What does it take to make one of the world’s most powerful CEOs of one of the largest tech companies in the world break down? The answer isn’t a personal one, it’s one a lot of people may have felt in the last few months. As the Covid-19 pandemic has lasted over a year and a half and left over 40 lakh people dead worldwide, it’s affected every single individual on the planet – no matter how detached you were. For Google and Alphabet CEO, Sundar Pichai, the pandemic emotionally affected him too. In an in-depth interview with the BBC at the Google headquarters at Silicon Valley in California, the tech boss covered a wide range of topics, including the threat to free and open internet and also narrowed down two developments that he feels will further revolutionise the world over the next quarter of a century as artificial intelligence (AI) and quantum computing.
During the conversation, Amol Rajan, the interviewer asked Pichai, when was the time he last cried. Pichai’s answer was, “Seeing the morgue trucks parked around the world during COVID. And seeing what’s happened in India over the past month.” India in the month of mid-April to May witnessed a deadly second wave that left thousands dead and photos of dead bodies washing up in the Ganga river, and being burnt around the clock surfaced on the Internet.

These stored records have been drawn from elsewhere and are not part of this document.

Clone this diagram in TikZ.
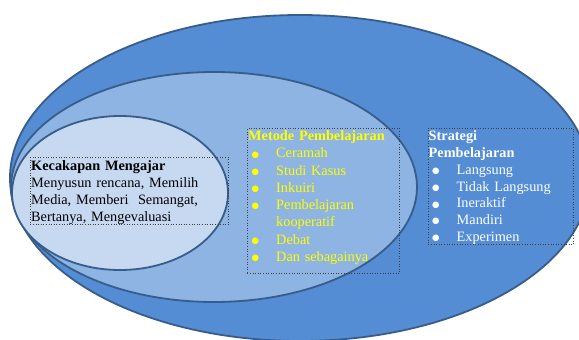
\documentclass[tikz,border=0pt]{standalone}
\usepackage{fontspec}
\setmainfont{Liberation Serif}
\newfontfamily\symfont{DejaVu Sans}
\usetikzlibrary{shapes.geometric}
\definecolor{outerblue}{RGB}{84,141,212}
\definecolor{midblue}{RGB}{142,180,227}
\definecolor{innerblue}{RGB}{198,217,241}
\definecolor{ringline}{RGB}{56,93,138}
\definecolor{listyellow}{RGB}{255,255,0}
\newcommand\bulletitem[1]{\makebox[28pt][l]{\hspace{3.5pt}\raisebox{0.7pt}{\symfont\fontsize{8.5}{8.5}\selectfont ●}}#1}
\begin{document}
\begin{tikzpicture}[x=1pt,y=-1pt,
  ring/.style={ellipse, draw=ringline, line width=1.8pt, inner sep=0pt},
  textbox/.style={draw=black!75, dotted, line width=0.6pt, inner sep=0pt, anchor=north west},
  boxtext/.style={anchor=north west, inner sep=0pt, align=left}]
\useasboundingbox (0,0) rectangle (579,340);
\clip (0,0) rectangle (579,340);
\fill[white] (0,0) rectangle (579,340);
\node[ring, fill=outerblue, minimum width=580pt, minimum height=326pt] (strategi) at (300,178) {};
\node[ring, fill=midblue, minimum width=406pt, minimum height=230pt] (metode) at (214,187) {};
\node[ring, fill=innerblue, minimum width=216pt, minimum height=154pt] (kecakapan) at (120,193) {};
% text boxes
\node[textbox, minimum width=198pt, minimum height=67pt] (kbox) at (30,157) {};
\node[textbox, minimum width=152pt, minimum height=145pt] (mbox) at (247,128) {};
\node[textbox, minimum width=145pt, minimum height=116pt] (sbox) at (428,128) {};
\node[boxtext, text width=196pt, font=\fontsize{14.3}{17}\selectfont, text=black] (ktext) at ([shift={(1,3)}]kbox.north west)
  {\textbf{Kecakapan Mengajar}\\Menyusun rencana, Memilih\\Media, Memberi\ \ Semangat,\\Bertanya, Mengevaluasi};
\node[boxtext, text width=150pt, font=\fontsize{14.3}{17.3}\selectfont, text=listyellow] (mtext) at ([shift={(1,2.3)}]mbox.north west)
  {\textbf{Metode Pembelajaran}\\\bulletitem{Ceramah}\\\bulletitem{Studi Kasus}\\\bulletitem{Inkuiri}\\\bulletitem{Pembelajaran}\\\hspace*{28pt}kooperatif\\\bulletitem{Debat}\\\bulletitem{Dan sebagainya}};
\node[boxtext, text width=143pt, font=\fontsize{14.3}{16.8}\selectfont, text=white] (stext) at ([shift={(0.5,2.5)}]sbox.north west)
  {\textbf{Strategi}\\\textbf{Pembelajaran}\\\bulletitem{Langsung}\\\bulletitem{Tidak Langsung}\\\bulletitem{Ineraktif}\\\bulletitem{Mandiri}\\\bulletitem{Experimen}};
\end{tikzpicture}
\end{document}
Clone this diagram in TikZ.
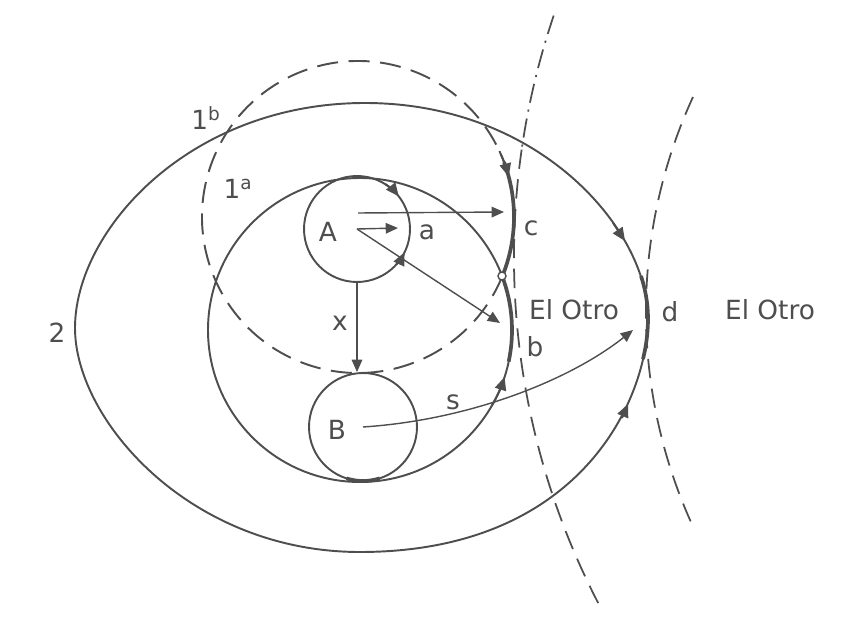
\documentclass[tikz,border=0pt]{standalone}
\usepackage{fontspec}
\setmainfont{DejaVu Sans}
\usetikzlibrary{arrows.meta, positioning, calc}
\definecolor{ink}{RGB}{78,78,78}

\begin{document}
\begin{tikzpicture}[x=0.02cm, y=-0.02cm,
  ring/.style    ={draw=ink, line width=1.1pt},
  heavy/.style   ={draw=ink, line width=2.1pt},
  dashed1b/.style={draw=ink, line width=1.1pt, dash pattern=on 12pt off 6pt},
  otro/.style    ={draw=ink, line width=1pt, dash pattern=on 11pt off 6pt},
  otrodot/.style ={draw=ink, line width=1pt, dash pattern=on 11pt off 4pt on 1.2pt off 4pt},
  ball/.style    ={draw=ink, line width=1.1pt, circle, inner sep=0pt},
  arr/.style     ={-{Triangle[length=7pt,width=6pt]}, draw=ink, line width=0.8pt},
  tip/.style     ={-{Triangle[length=7.5pt,width=6.5pt]}, draw=ink, line width=1.1pt},
  lbl/.style     ={text=ink, font=\fontsize{15}{18}\selectfont, inner sep=1pt},
]
\useasboundingbox (0,0) rectangle (849,618);

%% ---- centres and arrow ends ----
\coordinate (o1a) at (360,330);
\coordinate (o1b) at (358,217);
\coordinate (toc) at (504,212);
\coordinate (toa) at (398,228);
\coordinate (tob) at (500,323);
\coordinate (tod) at (633,330);
\coordinate (e1top) at (553.7,15.6);
\coordinate (e2top) at (693,97);

%% ---- El Otro boundaries ----
\draw[otrodot] (e1top) arc[start angle=198.7, end angle=188.2, radius=753] coordinate (e1mid);
\draw[otro] (e1mid) arc[start angle=188.2, end angle=152.5, radius=753];
\draw[otro] (e2top) arc[start angle=204.7, end angle=154.9, radius=514];

%% ---- region 2 ----
\draw[ring] (75,328) .. controls (75,230) and (190,103) .. (365,103)
  .. controls (540,103) and (648,230) .. (648,318)
  .. controls (648,400) and (580,552) .. (360,552)
  .. controls (190,552) and (75,420) .. cycle;
\draw[heavy] (641,276) .. controls (645,288) and (648,303) .. (648,318)
  .. controls (648,333) and (646,347) .. (643,359);
\draw[tip] (613,223) -- (625,241);
\draw[tip] (622,418) -- (628,404);

%% ---- regions 1a and 1b ----
\draw[ring] (o1a) circle[radius=152];
\draw[dashed1b] (o1b) ++(22.6:156) arc[start angle=22.6, end angle=339.4, radius=156];
\draw[heavy] (o1b) ++(-20.6:156) arc[start angle=-20.6, end angle=22.6, radius=156];
\draw[heavy] (o1a) ++(-20.5:152) arc[start angle=-20.5, end angle=12, radius=152];
\draw[tip] (o1b) ++(-25:156) arc[start angle=-25, end angle=-15, radius=156];
\draw[tip] (o1a) ++(30:152) arc[start angle=30, end angle=18, radius=152];
\node[draw=ink, fill=white, circle, inner sep=0pt, minimum size=0.16cm,
      line width=0.8pt] (meet) at (502,276) {};

%% ---- A and B ----
\node[ball, minimum size=2.12cm] (A) at (357,229) {};
\node[ball, minimum size=2.16cm] (B) at (363,427) {};
\draw[tip] (A.center) ++(-58:53) arc[start angle=-58, end angle=-38, radius=53];
\draw[tip] (A.center) ++(42:53) arc[start angle=42, end angle=26, radius=53];
\draw[heavy] (B.center) ++(72:54) arc[start angle=72, end angle=108, radius=54];

%% ---- arrows ----
\draw[arr] ($(A.center)+(1,-16)$) -- (toc);
\draw[arr] (A.center) -- (toa);
\draw[arr] (A.center) -- (tob);
\draw[arr] (A.south) -- (A.south |- B.north);
\draw[arr] (B.center) .. controls (470,420) and (570,380) .. (tod);

%% ---- labels ----
\node[lbl] (labA)  at (328,232) {A};
\node[lbl] (labB)  at (337,430) {B};
\node[lbl] (laba)  at (427,232) {a};
\node[lbl] (labc)  at (531,228) {c};
\node[lbl] (labx)  at (340,323) {x};
\node[lbl] (labs)  at (453,402) {s};
\node[lbl] (labb)  at (535,347) {b};
\node[lbl] (labd)  at (670,312) {d};
\node[lbl] (lab2)  at (57,333)  {2};
\node[lbl] (lab1b) at (206,118) {1\textsuperscript{b}};
\node[lbl] (lab1a) at (238,189) {1\textsuperscript{a}};
\node[lbl] (otro1) at (574,310) {El Otro};
\node[lbl] (otro2) at (770,310) {El Otro};

\end{tikzpicture}
\end{document}
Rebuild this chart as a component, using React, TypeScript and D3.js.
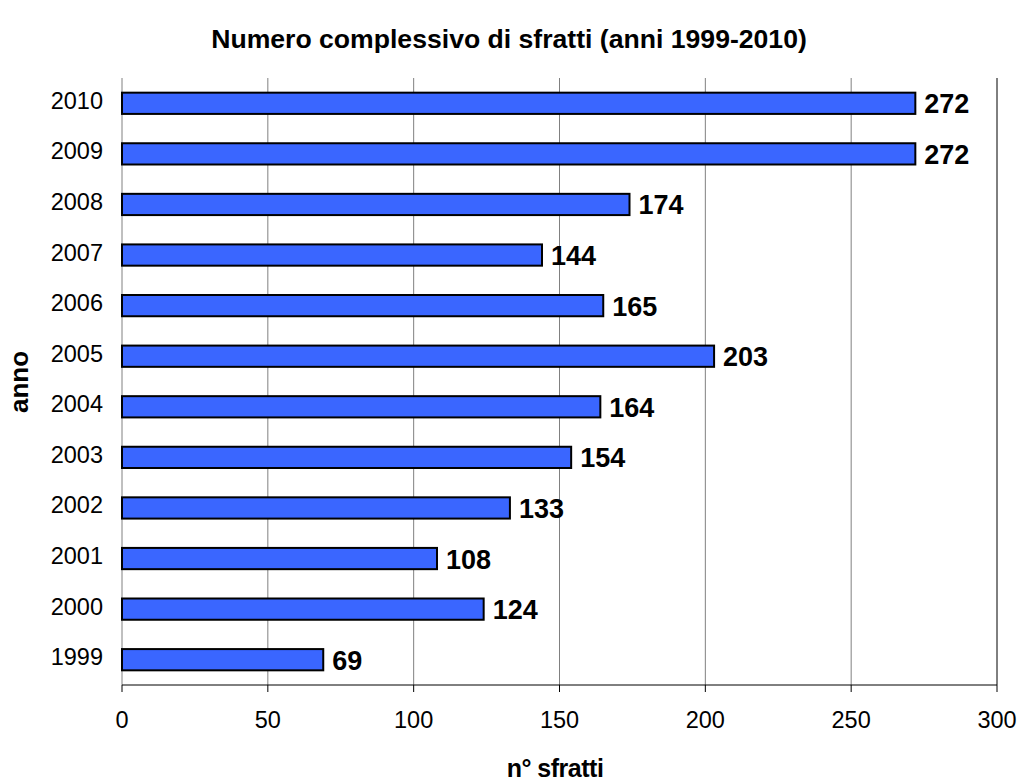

“I’m an American citizen but India is deeply within me. So it’s a big part of who I am,” Pichai said when asked about his roots. Pichai, who was born in Tamil Nadu and grew up in Chennai, has said India is deeply rooted in him and a big part of who he is. In the course of the interview, Pichai reveals that he was into a middle-class family in Tamil Nadu, in south India and the various technologies had a transformative impact on him, from the old rotary phone that they were on a waiting list for, to the scooter they all piled on to for a monthly dinner.
“Growing up, technology provided a window to a world outside my own. It also brought us closer together as a family. Every evening we were drawn to the television by Doordarshan’s special rendition of ‘Sare Jahan Se Accha’. I tried to explain this to my colleagues the other day, but I eventually gave up and just showed it to them on YouTube,” he said last year during an interview in July.
“When I was young, every new piece of technology brought new opportunities to learn and grow. But I always had to wait for it to arrive from someplace else. Today, people in India no longer have to wait for technology to come to you. A whole new generation of technologies are happening in India first,” he added.
Pichai last year during a virtual conference had also recounted the challenges he faced when he left India for the US to pursue a course at Stanford University 27 years ago.
“My father spent the equivalent of a year’s salary on my plane ticket to the U.S. so I could attend Stanford. It was my first time ever on a plane,” Pichai said, adding that when he eventually landed in California, things were not as he had imagined.
“America was expensive. A phone call back home was more than $2 a minute, and a backpack cost the same as my dad”s monthly salary in India,” he recounted. He said that when he first touched down in the state of California, he could hardly see the changes that were coming.
“The only thing that got me from here to there — other than luck — was a deep passion for technology, and an open mind,” said the 48-year-old top executive.
Pichai, who grew up in Chennai and studied engineering at the Indian Institute of Technology, holds a master’s degree from Stanford University and an MBA from the Wharton School. He joined Google in 2004 and helped lead the development of Google Toolbar and then Google Chrome, which grew to become the world’s most popular internet browser.